Machine Learning Neutrino-Nucleus Cross Sections
This addresses the problem of uncertain cross sections for neutrino physicists in long-baseline experiments, but it is an incremental proof-of-principle study.
The paper tackled the challenge of modeling neutrino-nucleus scattering cross sections for neutrino oscillation experiments by demonstrating that a neural network model, incorporating Standard Model symmetries, can accurately learn these cross sections from near-detector data. In a simulated DUNE experiment analysis, the modeled cross section achieved results consistent with using the true cross section, showing potential for data-driven approaches.

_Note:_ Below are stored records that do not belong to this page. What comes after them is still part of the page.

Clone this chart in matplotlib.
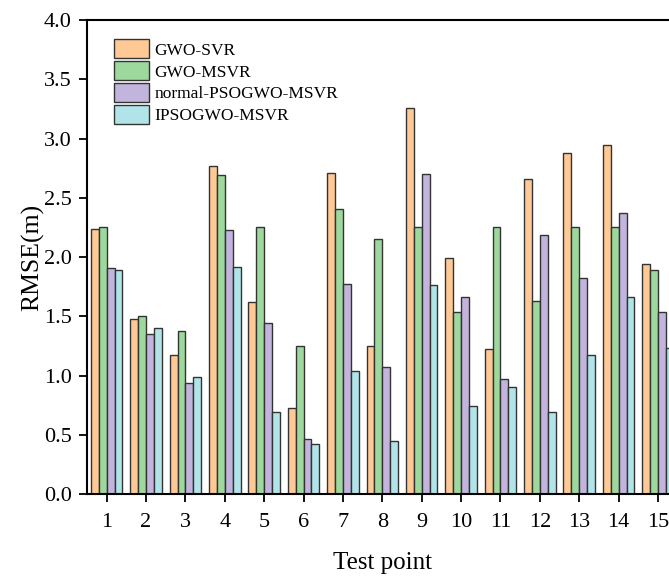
import numpy as np
import matplotlib.pyplot as plt

plt.rcParams['font.family'] = ['Liberation Serif', 'DejaVu Serif']

points = np.arange(1, 16)
gwo_svr = [2.24, 1.48, 1.17, 2.77, 1.62, 0.73, 2.71, 1.25, 3.26, 1.99, 1.22, 2.66, 2.88, 2.95, 1.94]
gwo_msvr = [2.25, 1.50, 1.38, 2.69, 2.25, 1.25, 2.41, 2.15, 2.25, 1.54, 2.25, 1.63, 2.25, 2.25, 1.89]
normal_pso = [1.91, 1.35, 0.94, 2.23, 1.44, 0.46, 1.77, 1.07, 2.70, 1.66, 0.97, 2.19, 1.82, 2.37, 1.54]
ipso = [1.89, 1.40, 0.99, 1.92, 0.69, 0.42, 1.04, 0.45, 1.76, 0.74, 0.90, 0.69, 1.17, 1.66, 1.23]

series = [
    ('GWO-SVR', gwo_svr, '#FFC996'),
    ('GWO-MSVR', gwo_msvr, '#9DD99D'),
    ('normal-PSOGWO-MSVR', normal_pso, '#C2B4DC'),
    ('IPSOGWO-MSVR', ipso, '#B1E4E9'),
]

fig = plt.figure(figsize=(6.69, 5.76), dpi=100)
ax = fig.add_axes([0.130, 0.1424, 0.883, 0.8226])

w = 0.2
for i, (name, vals, col) in enumerate(series):
    ax.bar(points + (i - 1.5) * w, vals, w, color=col, edgecolor='#333333',
           linewidth=1.0, label=name)

ax.set_xlim(0.5, 15.5)
ax.set_ylim(0, 4.0)
ax.set_xticks(points)
ax.set_yticks(np.arange(0, 4.01, 0.5))
ax.set_yticklabels([f'{v:.1f}' for v in np.arange(0, 4.01, 0.5)])
ax.tick_params(direction='out', length=6, width=1.3, labelsize=16, pad=5)
ax.tick_params(axis='x', pad=8)
for s in ax.spines.values():
    s.set_linewidth(1.5)

ax.set_xlabel('Test point', fontsize=18, labelpad=14)
ax.set_ylabel('RMSE(m)', fontsize=18.5, labelpad=0)

ax.legend(loc='upper left', bbox_to_anchor=(0.025, 0.985), frameon=False,
          fontsize=12.5, handlelength=2.0, handleheight=1.3, labelspacing=0.15,
          handletextpad=0.35, borderaxespad=0.3)

fig.savefig('out.png', dpi=100)
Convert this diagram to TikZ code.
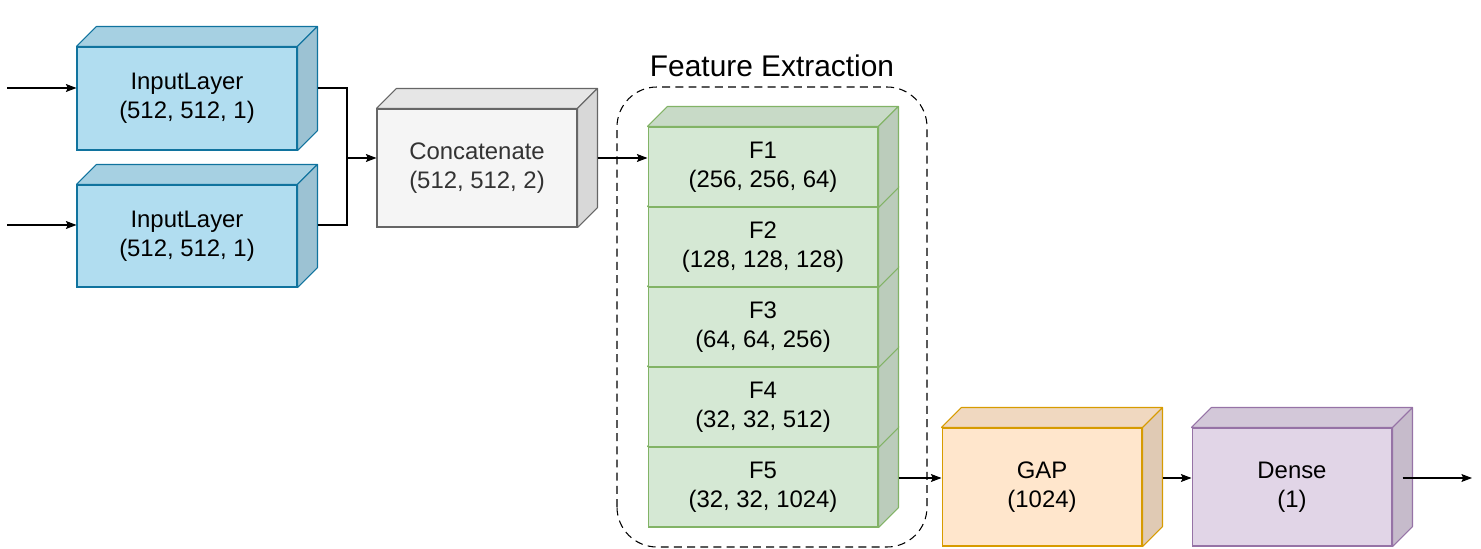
\documentclass[tikz,border=0pt]{standalone}
\usepackage{fontspec}
\setmainfont{Liberation Sans}
\usetikzlibrary{arrows.meta}

\definecolor{inputfill}{HTML}{B1DDF0}
\definecolor{inputline}{HTML}{10739E}
\definecolor{concatfill}{HTML}{F5F5F5}
\definecolor{concatline}{HTML}{666666}
\definecolor{concattext}{HTML}{333333}
\definecolor{featfill}{HTML}{D5E8D4}
\definecolor{featline}{HTML}{82B366}
\definecolor{gapfill}{HTML}{FFE6CC}
\definecolor{gapline}{HTML}{D79B00}
\definecolor{densefill}{HTML}{E1D5E7}
\definecolor{denseline}{HTML}{9673A6}

% name, position, width, height, fill, line, text
\newcommand\layercube[7]{
        \node [layer, minimum width=#3, minimum height=#4, fill=#5, draw=#6] (#1) at #2 {#7};
        \filldraw [fill=#5!94!black, draw=#6, line width=.6pt, line join=round]
          (#1.north west) -- ++(20,20) -- ([shift={(20,20)}]#1.north east) -- (#1.north east) -- cycle;
        \filldraw [fill=#5!88!black, draw=#6, line width=.6pt, line join=round]
          (#1.north east) -- ++(20,20) -- ([shift={(20,20)}]#1.south east) -- (#1.south east) -- cycle;
}

\begin{document}
\begin{tikzpicture}[x=0.02cm, y=0.02cm,
        layer/.style={rectangle, inner sep=0pt, line width=.6pt, align=center,
          font=\fontsize{13.6}{16.6}\selectfont},
        flow/.style={line width=.6pt, ->, >={Stealth[length=6pt, width=4.5pt, inset=1pt]}},
        wire/.style={line width=.6pt}
        ]
        \useasboundingbox (0,0) rectangle (1481,548);

        % inputs
        \layercube{inA}{(187,449.5)}{4.4cm}{2.06cm}{inputfill}{inputline}{InputLayer\\(512, 512, 1)}
        \layercube{inB}{(187,312)}{4.4cm}{2.04cm}{inputfill}{inputline}{InputLayer\\(512, 512, 1)}
        \layercube{concat}{(477,380)}{4cm}{2.36cm}{concatfill}{concatline}{\color{concattext}Concatenate\\\color{concattext}(512, 512, 2)}

        % feature extraction, drawn bottom to top
        \draw [line width=.6pt, dash pattern=on 4.5pt off 3pt, rounded corners=0.8cm] (617,1) rectangle (927,461);
        \node [name=fetitle, font=\fontsize{17}{20}\selectfont] at (772,482) {Feature Extraction};
        \layercube{fE}{(763,61)}{4.6cm}{1.6cm}{featfill}{featline}{F5\\(32, 32, 1024)}
        \layercube{fD}{(763,141)}{4.6cm}{1.6cm}{featfill}{featline}{F4\\(32, 32, 512)}
        \layercube{fC}{(763,221)}{4.6cm}{1.6cm}{featfill}{featline}{F3\\(64, 64, 256)}
        \layercube{fB}{(763,301)}{4.6cm}{1.6cm}{featfill}{featline}{F2\\(128, 128, 128)}
        \layercube{fA}{(763,381)}{4.6cm}{1.6cm}{featfill}{featline}{F1\\(256, 256, 64)}

        % head
        \layercube{gap}{(1042,61)}{4cm}{2.36cm}{gapfill}{gapline}{GAP\\(1024)}
        \layercube{dense}{(1292,61)}{4cm}{2.36cm}{densefill}{denseline}{Dense\\(1)}

        % connections
        \coordinate (srcA) at (7,460);
        \coordinate (srcB) at (7,323);
        \coordinate (joint) at (347,390);
        \coordinate (head) at (0,70);
        \coordinate (sink) at (1472,70);
        \draw [flow] (srcA) -- (inA.west |- srcA);
        \draw [flow] (srcB) -- (inB.west |- srcB);
        \draw [wire] (inA.east |- srcA) ++(20,0) -| (joint);
        \draw [wire] (inB.east |- srcB) ++(20,0) -| (joint);
        \draw [flow] (joint) -- (concat.west |- joint);
        \draw [flow] (concat.east |- joint) ++(20,0) -- (fA.west |- joint);
        \draw [flow] (fE.east |- head) ++(20,0) -- (gap.west |- head);
        \draw [flow] (gap.east |- head) ++(20,0) -- (dense.west |- head);
        \draw [flow] (dense.east |- head) ++(10,0) -- (sink);
\end{tikzpicture}
\end{document}
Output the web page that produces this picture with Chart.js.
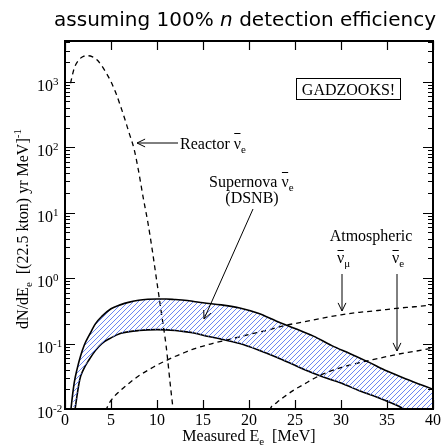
<!DOCTYPE html>
<html>
<head>
<meta charset="utf-8">
<script src="https://cdn.jsdelivr.net/npm/chart.js@4.4.1/dist/chart.umd.min.js"></script>
<style>
  html, body { margin: 0; padding: 0; background: #fff; }
</style>
</head>
<body>
<canvas id="chart" width="443" height="446"></canvas>
<script>
// values (E in MeV, rate per MeV)
var reactorE = [0.6, 1, 1.5, 2, 2.5, 3, 3.5, 4, 4.5, 5, 5.5, 6, 6.5, 7, 7.5, 8, 8.5, 9, 9.5, 10, 10.5, 11, 11.5, 12];
var reactorN = [950, 1600, 2150, 2450, 2500, 2400, 2150, 1750, 1350, 1000, 690, 440, 270, 160, 95, 43, 17, 7.2, 2.6, 0.85, 0.28, 0.09, 0.02, 0.005];

var dsnbHighE = [0.5, 0.65, 1, 1.3, 1.7, 2.1, 2.7, 3.3, 4, 5, 6, 7, 8, 9, 10, 11, 12, 13, 14, 15, 17, 19, 21, 23, 25, 27, 29, 31, 33, 35, 37, 40];
var dsnbHighN = [0.006, 0.01, 0.025, 0.04, 0.065, 0.095, 0.14, 0.2, 0.26, 0.34, 0.39, 0.43, 0.46, 0.475, 0.48, 0.48, 0.47, 0.46, 0.44, 0.42, 0.39, 0.35, 0.29, 0.22, 0.17, 0.13, 0.093, 0.07, 0.052, 0.038, 0.029, 0.02];

var dsnbLowE = [0.9, 1.1, 1.6, 2, 2.6, 3.3, 4, 5, 6, 7, 8, 9, 10, 11, 12, 13, 14, 15.6, 17, 19, 21, 23, 24.5, 26, 28, 30, 32, 34, 36, 37, 38, 40];
var dsnbLowN = [0.006, 0.01, 0.028, 0.04, 0.056, 0.078, 0.1, 0.122, 0.142, 0.152, 0.158, 0.162, 0.163, 0.162, 0.158, 0.152, 0.145, 0.128, 0.117, 0.1, 0.08, 0.062, 0.05, 0.04, 0.031, 0.025, 0.019, 0.015, 0.0115, 0.0098, 0.0085, 0.0065];

var atmMuE = [4.0, 4.5, 5, 6, 7, 8, 9, 10, 11, 12, 13, 14, 16, 18, 20, 22, 24, 26, 28, 30, 32, 34, 36, 38, 40];
var atmMuN = [0.007, 0.01, 0.0135, 0.019, 0.025, 0.032, 0.039, 0.047, 0.055, 0.064, 0.073, 0.083, 0.1, 0.117, 0.138, 0.16, 0.19, 0.215, 0.245, 0.275, 0.3, 0.32, 0.345, 0.365, 0.39];

var atmEE = [22.0, 22.3, 23, 24, 25, 26, 27, 28, 30, 32, 34, 36, 38, 40];
var atmEN = [0.007, 0.01, 0.0125, 0.016, 0.02, 0.024, 0.029, 0.034, 0.043, 0.051, 0.059, 0.068, 0.076, 0.085];

var energyTicks = [0, 5, 10, 15, 20, 25, 30, 35, 40];
var decades = [-2, -1, 0, 1, 2, 3];

var serif = 'Liberation Serif';

function pts(xs, ys) {
  return xs.map(function (x, i) { return { x: x, y: ys[i] }; });
}

// blue hatch for the DSNB band, "/" lines every 5px
var hatch = (function () {
  var n = 15, step = 5;
  var c = document.createElement('canvas');
  c.width = n; c.height = n;
  var g = c.getContext('2d');
  g.strokeStyle = 'rgb(90,120,240)';
  g.lineWidth = 0.9;
  g.beginPath();
  for (var k = -n; k <= 3 * n; k += step) {
    // line x + y = k
    g.moveTo(k - 2 * n, 2 * n);
    g.lineTo(k + n, -n);
  }
  g.stroke();
  return g.createPattern(c, 'repeat');
})();

function rich(ctx, parts, x, y, align) {
  var w = 0;
  parts.forEach(function (p) {
    ctx.font = (p.it ? 'italic ' : '') + p.size + 'px ' + (p.fam || serif);
    p.w = ctx.measureText(p.t).width;
    w += p.w;
  });
  var cx = align === 'center' ? x - w / 2 : (align === 'right' ? x - w : x);
  ctx.textAlign = 'left';
  ctx.textBaseline = 'alphabetic';
  parts.forEach(function (p) {
    ctx.font = (p.it ? 'italic ' : '') + p.size + 'px ' + (p.fam || serif);
    ctx.fillText(p.t, cx, y + (p.dy || 0));
    if (p.bar) {
      ctx.beginPath();
      ctx.lineWidth = 1;
      ctx.moveTo(cx + 0.5, Math.round(y - p.bar) + 0.5);
      ctx.lineTo(cx + p.w - 0.5, Math.round(y - p.bar) + 0.5);
      ctx.stroke();
    }
    cx += p.w;
  });
}

function arrow(ctx, x1, y1, x2, y2) {
  var ang = Math.atan2(y2 - y1, x2 - x1), L = 9, s = 0.45;
  ctx.beginPath();
  ctx.moveTo(x1, y1); ctx.lineTo(x2, y2);
  ctx.moveTo(x2 - L * Math.cos(ang - s), y2 - L * Math.sin(ang - s));
  ctx.lineTo(x2, y2);
  ctx.lineTo(x2 - L * Math.cos(ang + s), y2 - L * Math.sin(ang + s));
  ctx.stroke();
}

var decor = {
  id: 'decor',
  afterDraw: function (chart) {
    var ctx = chart.ctx, a = chart.chartArea;
    var xs = chart.scales.x, ys = chart.scales.y;
    ctx.save();
    ctx.fillStyle = '#000';
    ctx.strokeStyle = '#000';

    // ticks, inward on all sides
    ctx.lineWidth = 1.2;
    ctx.beginPath();
    energyTicks.forEach(function (v) {
      var px = Math.round(xs.getPixelForValue(v)) + 0.5;
      ctx.moveTo(px, a.bottom); ctx.lineTo(px, a.bottom - 9);
      ctx.moveTo(px, a.top); ctx.lineTo(px, a.top + 9);
    });
    decades.forEach(function (d) {
      for (var k = 1; k <= 9; k++) {
        var v = k * Math.pow(10, d);
        if (v > ys.max) break;
        var py = Math.round(ys.getPixelForValue(v)) + 0.5;
        var len = k === 1 ? 10 : 5;
        ctx.moveTo(a.left, py); ctx.lineTo(a.left + len, py);
        ctx.moveTo(a.right, py); ctx.lineTo(a.right - len, py);
      }
    });
    ctx.stroke();

    // frame
    ctx.lineWidth = 2;
    ctx.strokeRect(a.left, a.top, a.right - a.left, a.bottom - a.top);

    // x tick labels
    ctx.font = '16px ' + serif;
    ctx.textAlign = 'center';
    ctx.textBaseline = 'alphabetic';
    energyTicks.forEach(function (v) {
      ctx.fillText(String(v), xs.getPixelForValue(v), a.bottom + 16);
    });

    // y tick labels 10^n
    decades.forEach(function (d) {
      var py = ys.getPixelForValue(Math.pow(10, d));
      ctx.font = '16px ' + serif;
      ctx.textAlign = 'right';
      ctx.fillText('10', 53, py + 9);
      ctx.font = '11px ' + serif;
      ctx.textAlign = 'left';
      ctx.fillText(String(d), 53, py + 3);
    });

    // axis titles
    rich(ctx, [
      { t: 'Measured E', size: 16 },
      { t: 'e', size: 11, dy: 4 },
      { t: '  [MeV]', size: 16 }
    ], (a.left + a.right) / 2, 441, 'center');

    ctx.save();
    ctx.translate(28, 229);
    ctx.rotate(-Math.PI / 2);
    rich(ctx, [
      { t: 'dN/dE', size: 16 },
      { t: 'e', size: 11, dy: 4 },
      { t: '  [(22.5 kton) yr MeV]', size: 16 },
      { t: '-1', size: 11, dy: -7 }
    ], 0, 0, 'center');
    ctx.restore();

    // title
    rich(ctx, [
      { t: 'assuming 100% ', size: 20, fam: 'DejaVu Sans' },
      { t: 'n', size: 20, fam: 'DejaVu Sans', it: true },
      { t: ' detection efficiency', size: 20, fam: 'DejaVu Sans' }
    ], 245, 26, 'center');

    // GADZOOKS! box
    ctx.lineWidth = 1;
    ctx.strokeRect(296.5, 78.5, 104, 21);
    ctx.font = '16px ' + serif;
    ctx.textAlign = 'center';
    ctx.fillText('GADZOOKS!', 348.5, 95);

    // reactor label
    ctx.lineWidth = 1;
    arrow(ctx, 178, 143, 137, 143);
    rich(ctx, [
      { t: 'Reactor ', size: 16 },
      { t: '\u03bd', size: 16, bar: 16 },
      { t: 'e', size: 11, dy: 4 }
    ], 180, 149, 'left');

    // supernova label
    rich(ctx, [
      { t: 'Supernova ', size: 16 },
      { t: '\u03bd', size: 16, bar: 15 },
      { t: 'e', size: 11, dy: 4 }
    ], 209, 187, 'left');
    ctx.font = '16px ' + serif;
    ctx.textAlign = 'center';
    ctx.fillText('(DSNB)', 252, 203);
    ctx.lineWidth = 1;
    arrow(ctx, 253, 209, 204, 319);

    // atmospheric labels
    ctx.font = '16px ' + serif;
    ctx.textAlign = 'center';
    ctx.fillText('Atmospheric', 371, 241);
    rich(ctx, [
      { t: '\u03bd', size: 16, bar: 13 },
      { t: '\u03bc', size: 11, dy: 4 }
    ], 337, 263, 'left');
    rich(ctx, [
      { t: '\u03bd', size: 16, bar: 13 },
      { t: 'e', size: 11, dy: 4 }
    ], 392, 263, 'left');
    ctx.lineWidth = 1;
    arrow(ctx, 342, 274, 342, 311);
    arrow(ctx, 397, 274, 397, 351);

    ctx.restore();
  }
};

var dash = [5, 4];

new Chart(document.getElementById('chart'), {
  type: 'line',
  data: {
    datasets: [
      {
        data: pts(dsnbHighE, dsnbHighN),
        borderColor: '#000', borderWidth: 1.6,
        backgroundColor: hatch, fill: '+1'
      },
      {
        data: pts(dsnbLowE, dsnbLowN),
        borderColor: '#000', borderWidth: 1.6, fill: false
      },
      {
        data: pts(reactorE, reactorN),
        borderColor: '#000', borderWidth: 1.3, borderDash: dash, fill: false
      },
      {
        data: pts(atmMuE, atmMuN),
        borderColor: '#000', borderWidth: 1.3, borderDash: dash, fill: false
      },
      {
        data: pts(atmEE, atmEN),
        borderColor: '#000', borderWidth: 1.3, borderDash: dash, fill: false
      }
    ]
  },
  options: {
    responsive: false,
    animation: false,
    events: [],
    devicePixelRatio: 1,
    layout: { padding: { left: 65, right: 10, top: 41, bottom: 37 } },
    elements: {
      point: { radius: 0 },
      line: { cubicInterpolationMode: 'monotone' }
    },
    scales: {
      x: { type: 'linear', min: 0, max: 40, display: false },
      y: { type: 'logarithmic', min: 0.01, max: 4200, display: false }
    },
    plugins: {
      legend: { display: false },
      tooltip: { enabled: false },
      title: { display: false }
    }
  },
  plugins: [decor]
});
</script>
</body>
</html>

Neutrino-nucleus scattering cross sections are critical theoretical inputs for long-baseline neutrino oscillation experiments. However, robust modeling of these cross sections remains challenging. For a simple but physically motivated toy model of the DUNE experiment, we demonstrate that an accurate neural-network model of the cross section -- leveraging Standard Model symmetries -- can be learned from near-detector data. We then perform a neutrino oscillation analysis with simulated far-detector events, finding that the modeled cross section achieves results consistent with what could be obtained if the true cross section were known exactly. This proof-of-principle study highlights the potential of future neutrino near-detector datasets and data-driven cross-section models.